If strike talks fall apart, legacy studios should leave AMPTP

(Courtesy of the WGA)

Last night, Reel 360 News reported that the Writers Guild of America and the Alliance of Motion Picture and Television Producers (AMPTP) were going to resume talks next week. It has been a grueling five months of picketing for writers and two months for actors.

Real talk, it gets boiling around Warner Bros. by 11 a.m. Hydrate. Hydrate for real.

If we reach October 3rd without a deal, this will be the longest strike ever in Guild history. After negotiations fell apart last month, it’s evident that the traditional way of doing things is no longer sufficient. The WGA in a statement, even suggested they would be willing to negotiate with each studio separately.

Here’s an idea for the legacy studios if you can’t strike a deal, negotiate with the WGA and SAG-AFTRA on your own.

Do it for the writers. Do it for the actors. Do it for yourselves.

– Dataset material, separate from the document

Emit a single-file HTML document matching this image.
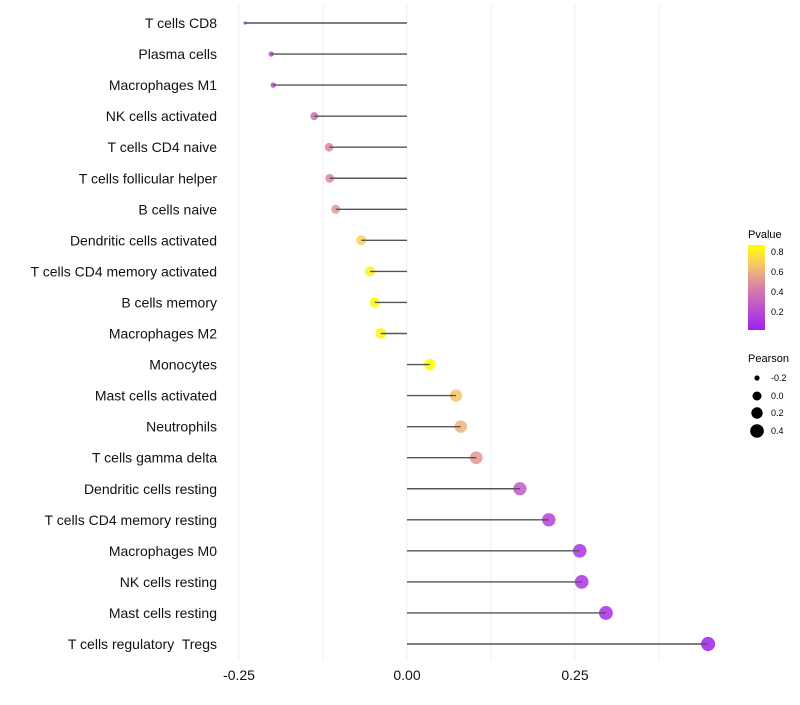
<!DOCTYPE html>
<html><head><meta charset="utf-8"><style>
body{margin:0;background:#fff;font-family:"Liberation Sans",sans-serif}
svg text{font-family:"Liberation Sans",sans-serif;white-space:pre}
</style></head><body>
<svg id="chart" width="800" height="700">
<defs><linearGradient id="pg" x1="0" y1="1" x2="0" y2="0">
<stop offset="0" stop-color="#a020f0"/><stop offset="0.5" stop-color="#d880a8"/><stop offset="0.8" stop-color="#f8d060"/><stop offset="1" stop-color="#ffff00"/></linearGradient></defs>
<g id="grid"></g>
<g id="marks"></g>
<g id="ylab"></g>
<g id="xlab"></g>
<g>
<text x="748" y="238" font-size="11">Pvalue</text>
<rect x="748" y="245" width="17" height="85" fill="url(#pg)"/>
<text x="771" y="255" font-size="9">0.8</text><text x="771" y="275" font-size="9">0.6</text>
<text x="771" y="295" font-size="9">0.4</text><text x="771" y="315" font-size="9">0.2</text>
</g>
<g>
<text x="748" y="362" font-size="11">Pearson</text>
<circle cx="757" cy="378" r="2.6"/><text x="771" y="381" font-size="9">-0.2</text>
<circle cx="757" cy="396" r="4.5"/><text x="771" y="399" font-size="9">0.0</text>
<circle cx="757" cy="413" r="5.7"/><text x="771" y="416" font-size="9">0.2</text>
<circle cx="757" cy="431" r="6.8"/><text x="771" y="434" font-size="9">0.4</text>
</g>
</svg>
<script>
const categories=["T cells CD8","Plasma cells","Macrophages M1","NK cells activated","T cells CD4 naive","T cells follicular helper","B cells naive","Dendritic cells activated","T cells CD4 memory activated","B cells memory","Macrophages M2","Monocytes","Mast cells activated","Neutrophils","T cells gamma delta","Dendritic cells resting","T cells CD4 memory resting","Macrophages M0","NK cells resting","Mast cells resting","T cells regulatory  Tregs"];
const pearson=[-0.241,-0.202,-0.199,-0.138,-0.116,-0.115,-0.106,-0.068,-0.055,-0.048,-0.039,0.034,0.073,0.080,0.103,0.168,0.211,0.257,0.260,0.296,0.448];
const pvalue=[0.08,0.18,0.2,0.35,0.45,0.45,0.5,0.7,0.8,0.85,0.82,0.86,0.65,0.6,0.5,0.25,0.15,0.08,0.08,0.05,0.01];
const xTicks=[-0.25,0,0.25];
const xTickLabels=["-0.25","0.00","0.25"];
const gridValues=[-0.25,-0.125,0,0.125,0.25,0.375];
const NS="http://www.w3.org/2000/svg";
const x=v=>407+v*672;
const y=i=>23+i*31.05;
const rad=v=>Math.max(7.2-5.6*Math.exp(-(v+0.24)*5.5),1.2);
function col(p){const t=Math.min(p/0.86,1);
 const st=[[0,[160,32,240]],[0.5,[216,128,168]],[0.8,[248,208,96]],[1,[255,255,0]]];
 for(let k=1;k<st.length;k++){if(t<=st[k][0]){const a=st[k-1],b=st[k],f=(t-a[0])/(b[0]-a[0]);
 return "rgb("+a[1].map((c,j)=>Math.round(c+(b[1][j]-c)*f)).join(",")+")";}}return "rgb(255,255,0)";}
function mk(tag,at,par){const e=document.createElementNS(NS,tag);for(const k in at)e.setAttribute(k,at[k]);document.getElementById(par).appendChild(e);return e;}
gridValues.forEach(g=>{const l=mk("line",{x1:x(g),x2:x(g),y1:5,y2:660,stroke:"#efefef","stroke-width":1},"grid");

});
categories.forEach((c,i)=>{
 const cy=y(i);
 const p=mk("circle",{cx:x(pearson[i]),cy:cy,r:rad(pearson[i]),fill:col(pvalue[i]),"fill-opacity":0.85},"marks");
 
 
 const l=mk("line",{x1:x(0),x2:x(pearson[i]),y1:cy,y2:cy,stroke:"#555","stroke-width":1.4},"marks");
 
 
 const t=mk("text",{x:217,y:cy+5,"text-anchor":"end","font-size":14,fill:"#111"},"ylab");t.textContent=c;
 
 
});
xTicks.forEach((v,i)=>{const t=mk("text",{x:x(v),y:680,"text-anchor":"middle","font-size":14,fill:"#111"},"xlab");t.textContent=xTickLabels[i];
 
 });
</script>
</body></html>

In the words of NIKE, “Just do it.”

The truth is legacy studios such as Warner Bros., Paramount, Disney, Sony and Universal are at a crossroads, facing challenges and opportunities that demand a reevaluation of their business models.

The rise of streaming platforms like Netflix, Amazon, and Apple has disrupted the industry in profound ways. These tech giants have leveraged their resources and global reach to redefine how we consume stories (I refuse to say content).

Their agility and willingness to adapt to changing consumer preferences have given them a substantial advantage over the legacy studios.

One key difference between legacy studios and streaming platforms is their approach to content creation and distribution. Legacy studios are deeply entrenched in the theatrical distribution model, relying heavily on box office revenue and established release windows.

By contrast, streaming platforms prioritize direct-to-consumer content delivery, catering to viewers who prefer on-demand, personalized experiences.

Can anyone say, “Oil and Water?”


This fundamental difference in approach has become increasingly pronounced, especially during the COVID-19 pandemic. While legacy studios such as Warner Bros. and Marvel/Disney grappled with disrupted release schedules and dwindling theater audiences, streaming platforms thrived. They capitalized on the opportunity to provide fresh content stories directly to viewers at home, a strategy that paid off handsomely.

It’s time for legacy studios to recognize that their business models are diverging from those of streaming platforms. Attempting to straddle both worlds is leading to diminished returns and missed opportunities. Instead, they should consider separating their traditional theatrical divisions from their streaming counterparts.

So secede, Sony. Secede, Universal. Now, here’s where you argue back and say they all have streaming services, too. Peacock ain’t Netflix. Max (stupid name still) is nowhere near Amazon or Disney+.

By negotiating on their own, each studio can focus on its unique strengths and goals. The traditional studio division could continue producing tentpole theatrical releases, while the streaming division could invest in original content tailored for on-demand viewing. This approach would enable legacy studios to compete more effectively with streaming giants.

Moreover, separating these divisions could facilitate partnerships and collaborations with streaming platforms. Rather than perceiving each other as competitors, they could work together to co-produce content and expand their reach. Such collaborations have already shown promise in the industry and could lead to mutually beneficial outcomes.

The legacy studios possess invaluable intellectual property, iconic franchises, and vast creative talent. These assets should not be squandered by clinging to outdated models. Embracing change and adapting to the evolving media landscape is essential for their continued success.

By separating their traditional and streaming divisions, legacy studios can position themselves to thrive in the digital age while preserving the cinematic experience for those who cherish it. It’s a strategic move that recognizes consumers’ evolving needs and technology’s transformative power.

In the end, the goal is not to abandon tradition but to embrace innovation. Legacy studios have the opportunity to redefine themselves, engage with a new generation of viewers, and continue producing timeless content. To do so, they must be willing to take bold steps and consider separation as a path toward sustained relevance and success in an ever-changing industry.

If it all works out during next week’s negotiations, bravo! I’m rooting for you. But if it doesn’t…

Divorce from the AMPTP. Do it. You’re welcome.